I have taken Linnea’s course too. It is great.
The summary clarifies a lot. Thanks for posting.
Some comments: You write that you are introducing the hero and heroine separately. That is a tradition format for romance.
Chapter 1 is the hero; Here is your description of the hero.
Scarred at age ten, when a near-fatal fire triggered his wealthy parents to divorce, Shane Kendrick is determined to learn every practical skill possible and prove he doesn’t need their money or connections to succeed.
(I am thinking that instead of every skill, maybe survival skills so he is never trapped in a fire or deadly situation again? That raises the stakes and ties directly to the core fear.)
He hates how powerful people dictate to “little” people while claiming what they are doing is based on love.

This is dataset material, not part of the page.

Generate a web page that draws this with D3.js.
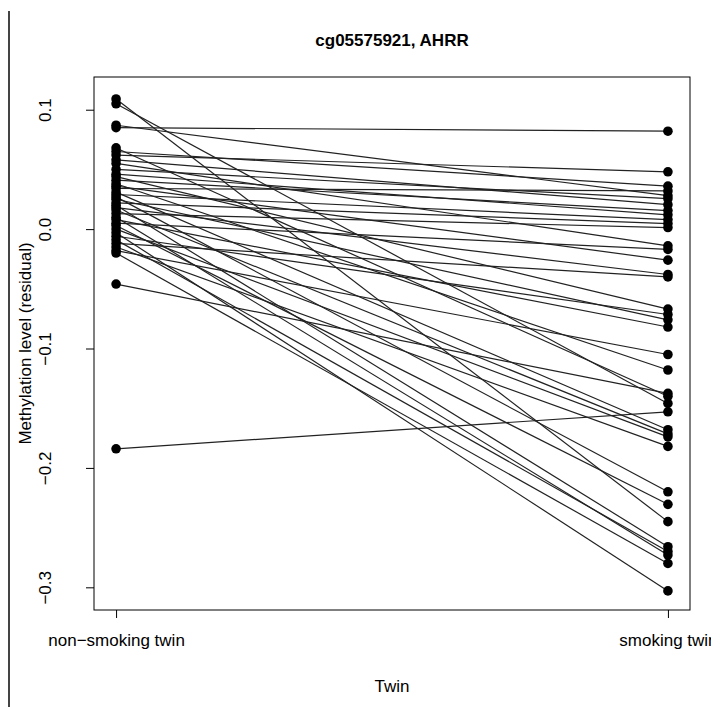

(what is the backstory for this? Who are the little people he cares about – the middle school kids? Will they play a big role in the story or will he transfer this to another weak individual – the love interest? her kids?)
He will meet his love interest in the next town. (Some foreshadowing of that in the opening is needed. Lots of choices for that. I suggested some in the crit.)

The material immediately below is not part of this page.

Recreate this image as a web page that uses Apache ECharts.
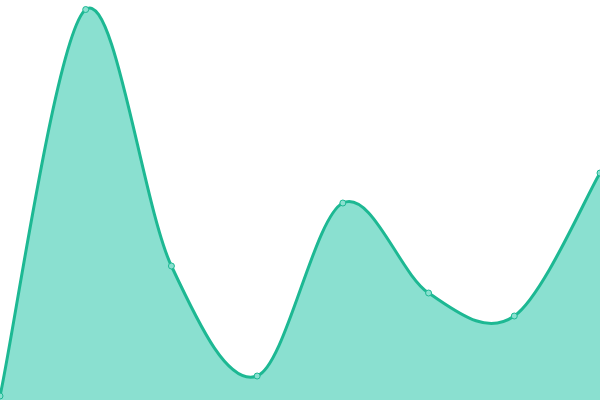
<!DOCTYPE html>
<html>
<head>
<meta charset="utf-8">
<script src="https://cdn.jsdelivr.net/npm/echarts@6/dist/echarts.min.js"></script>
<style>
  html, body { margin: 0; padding: 0; background: #fff; }
  #chart { width: 600px; height: 400px; }
</style>
</head>
<body>
<div id="chart"></div>
<script>
// 8 points across the full width, y read in pixels from the bottom
var categories = ['1', '2', '3', '4', '5', '6', '7', '8']
var values = [4, 390.5, 134, 24, 197, 107, 84, 227]

var lineColor = '#1db893'
var fillColor = '#8ae0d0'

// cardinal spline (tension 0) through the points, like the original curve
function splinePath (pts) {
  var d = 'M' + pts[0][0] + ' ' + pts[0][1]
  for (var i = 0; i < pts.length - 1; i++) {
    var p0 = pts[i - 1] || pts[i]
    var p1 = pts[i]
    var p2 = pts[i + 1]
    var p3 = pts[i + 2] || pts[i + 1]
    var c1x = p1[0] + (p2[0] - p0[0]) / 6
    var c1y = p1[1] + (p2[1] - p0[1]) / 6
    var c2x = p2[0] - (p3[0] - p1[0]) / 6
    var c2y = p2[1] - (p3[1] - p1[1]) / 6
    d += ' C' + c1x + ' ' + c1y + ' ' + c2x + ' ' + c2y + ' ' + p2[0] + ' ' + p2[1]
  }
  return d
}

var myChart = echarts.init(document.getElementById('chart'))
myChart.setOption({
  animation: false,
  grid: { left: 0, right: 0, top: 0, bottom: 0 },
  xAxis: {
    type: 'category',
    boundaryGap: false,
    data: categories,
    show: false
  },
  yAxis: {
    type: 'value',
    min: 0,
    max: 400,
    show: false
  },
  series: [
    {
      type: 'custom',
      data: values.map(function (v, i) { return [i, v] }),
      renderItem: function (params, api) {
        if (params.dataIndex !== 0) return null
        var pts = values.map(function (v, i) { return api.coord([i, v]) })
        var base = api.coord([0, 0])[1]
        var line = splinePath(pts)
        var last = pts[pts.length - 1]
        var area = line + ' L' + last[0] + ' ' + base + ' L' + pts[0][0] + ' ' + base + ' Z'
        return {
          type: 'group',
          children: [
            { type: 'path', shape: { pathData: area }, style: { fill: fillColor, stroke: null } },
            { type: 'path', shape: { pathData: line }, style: { fill: null, stroke: lineColor, lineWidth: 3 } }
          ]
        }
      },
      z: 1
    },
    {
      type: 'scatter',
      data: values,
      symbol: 'circle',
      symbolSize: 6,
      itemStyle: { color: fillColor, borderColor: lineColor, borderWidth: 1, opacity: 1 },
      z: 3
    }
  ]
})
</script>
</body>
</html>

Definitely change the encounter with the new owner – make it a man or someone not able to be seen as a possible love interest. You could also skip and start with him packing and ranting about losing the job.)
These are just ideas to toss around. One thing I have learned from Linnea is to not worry about the opening until the rest of the draft is done. Then you rewrite the opening to fit the actual story your wrote.
Starting a new story is so much fun.